§ TASK DESCRIPTION
Print the lines of the listing below verbatim from its first line through the line bearing "from matplotlib.patches import". Any pictures are to be omitted.

§ SOURCE DATA

----

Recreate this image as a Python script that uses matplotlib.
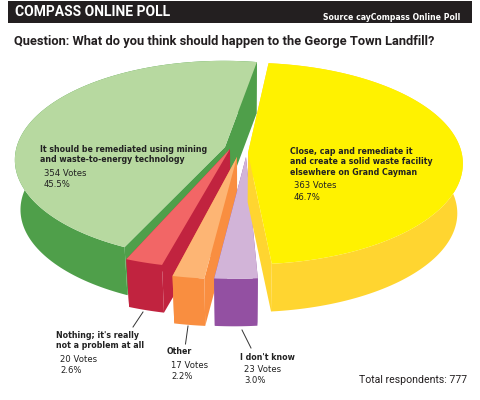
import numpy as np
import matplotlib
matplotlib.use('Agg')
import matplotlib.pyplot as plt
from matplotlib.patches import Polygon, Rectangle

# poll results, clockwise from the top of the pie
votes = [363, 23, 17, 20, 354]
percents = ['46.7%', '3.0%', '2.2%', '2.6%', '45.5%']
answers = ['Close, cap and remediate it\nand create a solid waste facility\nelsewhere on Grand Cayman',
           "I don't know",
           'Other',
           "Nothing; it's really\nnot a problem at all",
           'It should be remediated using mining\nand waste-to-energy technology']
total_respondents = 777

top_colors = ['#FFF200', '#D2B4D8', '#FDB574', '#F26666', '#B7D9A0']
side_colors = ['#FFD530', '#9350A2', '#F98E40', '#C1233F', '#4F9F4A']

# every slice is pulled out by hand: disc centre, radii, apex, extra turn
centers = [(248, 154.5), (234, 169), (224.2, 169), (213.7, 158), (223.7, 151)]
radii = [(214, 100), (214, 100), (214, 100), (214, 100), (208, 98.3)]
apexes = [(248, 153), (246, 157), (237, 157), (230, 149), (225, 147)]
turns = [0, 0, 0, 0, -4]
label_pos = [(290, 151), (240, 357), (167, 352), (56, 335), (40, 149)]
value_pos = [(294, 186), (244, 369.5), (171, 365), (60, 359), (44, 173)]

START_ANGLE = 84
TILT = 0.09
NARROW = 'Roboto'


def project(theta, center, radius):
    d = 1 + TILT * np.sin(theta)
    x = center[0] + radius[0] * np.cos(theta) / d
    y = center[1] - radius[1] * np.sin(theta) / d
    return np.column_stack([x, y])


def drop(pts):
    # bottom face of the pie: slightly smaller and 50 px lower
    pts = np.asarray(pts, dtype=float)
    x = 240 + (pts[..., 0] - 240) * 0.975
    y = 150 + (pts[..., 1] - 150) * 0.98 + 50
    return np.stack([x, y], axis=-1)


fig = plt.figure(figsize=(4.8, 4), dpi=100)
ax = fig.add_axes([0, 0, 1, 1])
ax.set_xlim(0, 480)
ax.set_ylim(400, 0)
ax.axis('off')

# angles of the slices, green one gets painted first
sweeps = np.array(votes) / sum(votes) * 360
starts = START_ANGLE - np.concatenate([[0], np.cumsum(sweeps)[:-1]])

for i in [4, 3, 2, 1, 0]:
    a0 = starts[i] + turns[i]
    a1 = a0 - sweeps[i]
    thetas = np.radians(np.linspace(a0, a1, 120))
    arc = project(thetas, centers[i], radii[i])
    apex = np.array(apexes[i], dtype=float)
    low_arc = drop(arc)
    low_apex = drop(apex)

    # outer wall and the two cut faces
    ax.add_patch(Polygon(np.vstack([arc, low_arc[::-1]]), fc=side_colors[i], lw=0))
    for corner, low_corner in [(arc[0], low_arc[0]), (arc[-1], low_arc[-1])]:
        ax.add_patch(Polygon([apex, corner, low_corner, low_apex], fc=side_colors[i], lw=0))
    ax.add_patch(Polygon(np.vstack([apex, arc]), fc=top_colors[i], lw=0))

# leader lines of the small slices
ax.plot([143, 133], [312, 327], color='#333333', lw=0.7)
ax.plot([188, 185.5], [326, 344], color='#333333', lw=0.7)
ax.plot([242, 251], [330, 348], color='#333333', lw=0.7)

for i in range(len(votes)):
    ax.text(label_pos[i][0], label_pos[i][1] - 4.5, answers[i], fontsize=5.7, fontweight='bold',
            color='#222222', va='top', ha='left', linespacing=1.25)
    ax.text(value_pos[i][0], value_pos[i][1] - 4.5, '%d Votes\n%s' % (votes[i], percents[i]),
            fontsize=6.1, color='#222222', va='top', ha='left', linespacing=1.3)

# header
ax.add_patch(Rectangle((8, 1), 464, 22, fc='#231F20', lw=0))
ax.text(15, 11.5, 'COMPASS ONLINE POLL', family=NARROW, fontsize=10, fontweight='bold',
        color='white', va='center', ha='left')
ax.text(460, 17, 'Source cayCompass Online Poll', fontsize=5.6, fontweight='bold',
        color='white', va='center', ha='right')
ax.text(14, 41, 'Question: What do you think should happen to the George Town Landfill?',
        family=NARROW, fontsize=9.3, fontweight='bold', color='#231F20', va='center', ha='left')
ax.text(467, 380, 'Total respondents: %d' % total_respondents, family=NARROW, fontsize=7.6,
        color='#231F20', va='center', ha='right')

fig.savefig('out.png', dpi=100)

----

§ OUTPUT OF THE TASK
Recreate this image as a Python script that uses matplotlib.
import numpy as np
import matplotlib
matplotlib.use('Agg')
import matplotlib.pyplot as plt
from matplotlib.patches import Polygon, Rectangle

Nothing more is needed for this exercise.